The series set in post-Blip New York City, where former Avenger Clint Barton aka Hawkeye (Jeremy Renner) has a seemingly simple mission: get back to his family for Christmas. But when a threat from his past shows up, Hawkeye reluctantly teams up with Kate Bishop (Hailee Steinfeld), a 22-year-old skilled archer and his biggest fan, to unravel a criminal conspiracy.
Created by Stan Lee and Don Heck, Clint Barton made his first Marvel Comics appearance in 1964 in Tales of Suspense issue #57. Meanwhile, Renner’s Hawkeye has been a part of the MCU since Phase 1, making an uncredited appearance in Thor and then earning a formal introduction in The Avengers.
While MCU Clint Barton shares similarities with his comic counterpart, one thing has been largely missing: the fact that several of his comic iterations have been portrayed as hard of hearing or deaf. In the 1983 Hawkeye miniseries, Clint put a sonic arrowhead in his mouth to counteract the effects of Crossfire’s mind control machine, which also blew out his eardrums in the process. Matt Fraction and David Aja’s critically acclaimed 2012 Hawkeye series reintroduced Clint’s deafness, which stemmed from abuse he suffered at the hands of his father as a child and from when the Clown (who appears as a character in the show) stabbed him in the ears and ruptured his eardrums.
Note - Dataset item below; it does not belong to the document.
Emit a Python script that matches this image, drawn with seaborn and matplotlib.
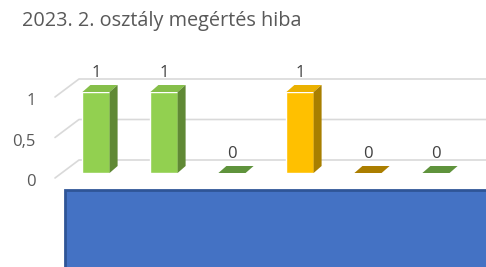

The unnecessary erasure of this important aspect of Hawkeye’s character has long-since been a sticking point for MCU viewers. So when previews for Hawkeye began to trickle out ahead of the show’s premiere, audiences were quick to point out the fact that Renner could be seen wearing a hearing aid. The series goes on to directly address this in the first two episodes.
In the first episode, the sound goes quiet for a few moments when Clint is watching Rogers: The Musical with his kids. His daughter, Lila, turns to him and asks if he turned his hearing aid off. Later, in episode 2, Kate remarks that Clint is being a gentleman by walking on the outside. He clarifies that he’s doing it so that he can hear her, and he points to the hearing aid that’s in his left ear. Though he declines to give Kate an explanation as to what happened, viewers are shown an onslaught of clips of Clint’s on-screen MCU history with the Avengers — which is full of intense battles, crash landings, and explosions galore.
This means that Clint Barton’s deafness is now a canonical part of the MCU as a direct result of the damage inflicted on his ears in battle over the years. The decision to finally include this aspect of his character is an important step forward in terms of disability representation from Marvel Studios.
Clint isn’t the only deaf character in Hawkeye, either, as audiences were also given a first look at Maya Lopez in episode 2, who is portrayed by newcomer Alaqua Cox. She already has a spin-off series, Echo, in the works.
Meanwhile, the MCU’s first Deaf superhero — Makkari the speedster, portrayed by Lauren Ridloff — was introduced earlier this month in Eternals, Chloé Zhao’s groundbreaking new film about a group of heroes from beyond the stars.